Exercise directions: Without the pictures, print the lines running from the beginning of the material to the line containing "import plotly.graph_objects as go", both ends included.

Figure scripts
════════════════

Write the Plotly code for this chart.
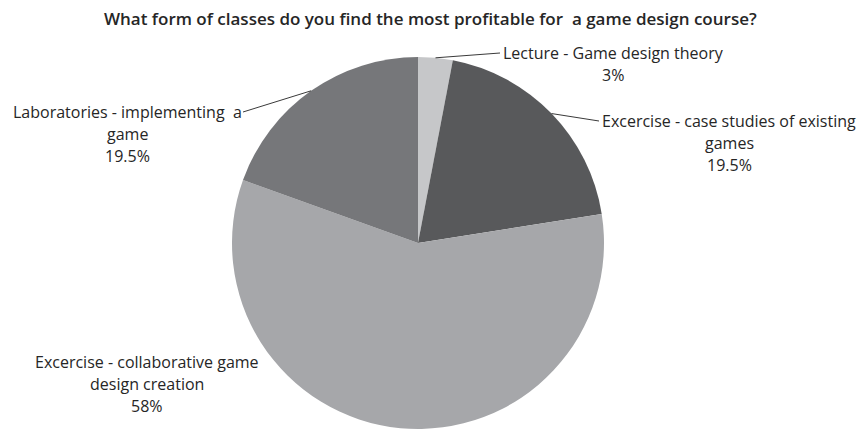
import math
import plotly.graph_objects as go

# Survey answers
labels = [
    "Lecture - Game design theory",
    "Excercise - case studies of existing games",
    "Excercise - collaborative game design creation",
    "Laboratories - implementing a game",
]
label_lines = [
    ["Lecture - Game design theory"],
    ["Excercise - case studies of existing", "games"],
    ["Excercise - collaborative game", "design creation"],
    ["Laboratories - implementing  a", "game"],
]
values = [3, 19.5, 58, 19.5]
pct_text = ["3%", "19.5%", "58%", "19.5%"]
colors = ["#c6c7c9", "#58595b", "#a6a7aa", "#76777a"]

W, H = 858, 431
CX, CY, R = 418, 243, 186  # pie centre and radius, pixels from top-left

# label block placement (centre x, first-line y) in pixels, and whether a leader line is drawn
label_pos = [(613, 53, True), (729, 121, True), (147, 362, False), (127, 112, True)]
leader_end = [(500, 53), (599, 121), None, (243, 112)]

FONT = "Open Sans"
TEXT_COLOR = "#262626"
LINE_H = 22


def px(x, y):
    return x / W, 1 - y / H


fig = go.Figure(
    go.Pie(
        labels=labels,
        values=values,
        sort=False,
        direction="clockwise",
        rotation=0,
        marker=dict(colors=colors, line=dict(width=0)),
        textinfo="none",
        hoverinfo="label+percent",
        showlegend=False,
        domain=dict(x=[(CX - R) / W, (CX + R) / W], y=[1 - (CY + R) / H, 1 - (CY - R) / H]),
    )
)

annotations = []
shapes = []
total = sum(values)
cum = 0.0
for i, v in enumerate(values):
    mid = (cum + v / 2) / total * 2 * math.pi
    cum += v
    cx, cy, has_line = label_pos[i]
    lines = label_lines[i] + [pct_text[i]]
    for k, t in enumerate(lines):
        x, y = px(cx, cy + k * LINE_H)
        annotations.append(
            dict(
                x=x, y=y, xref="paper", yref="paper", text=t, showarrow=False,
                xanchor="center", yanchor="middle",
                font=dict(family=FONT, size=16, color=TEXT_COLOR),
            )
        )
    if has_line:
        ax = CX + R * math.sin(mid)
        ay = CY - R * math.cos(mid)
        ex, ey = leader_end[i]
        x0, y0 = px(ax, ay)
        x1, y1 = px(ex, ey)
        shapes.append(
            dict(type="line", xref="paper", yref="paper", x0=x0, y0=y0, x1=x1, y1=y1,
                 line=dict(color="#3a3a3a", width=1))
        )

tx, ty = px(430, 18)
annotations.append(
    dict(
        x=tx, y=ty, xref="paper", yref="paper",
        text="What form of classes do you find the most profitable for  a game design course?",
        showarrow=False, xanchor="center", yanchor="middle",
        font=dict(family=FONT, size=17, color=TEXT_COLOR, weight=600),
    )
)

fig.update_layout(
    width=W, height=H,
    margin=dict(l=0, r=0, t=0, b=0),
    paper_bgcolor="white", plot_bgcolor="white",
    annotations=annotations, shapes=shapes,
)

fig.write_html("out.html")
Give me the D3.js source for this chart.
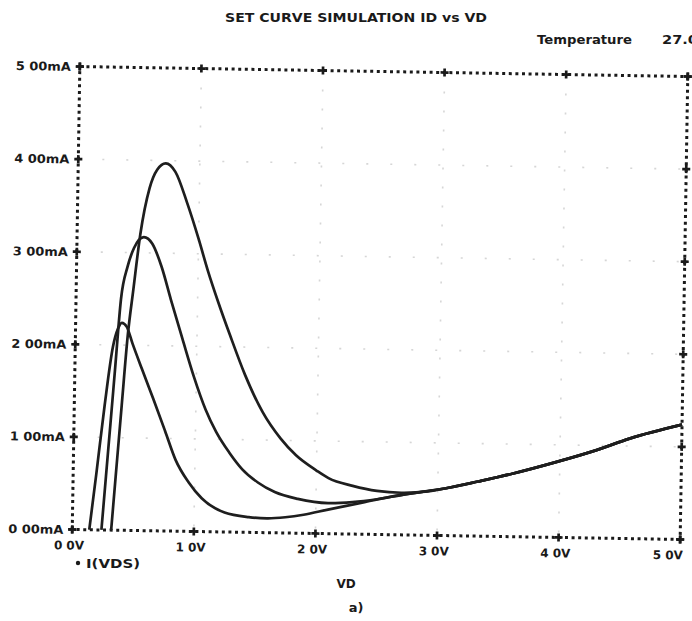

════════════════

Written answer:
Write the Plotly code for this chart.
import math
import plotly.graph_objects as go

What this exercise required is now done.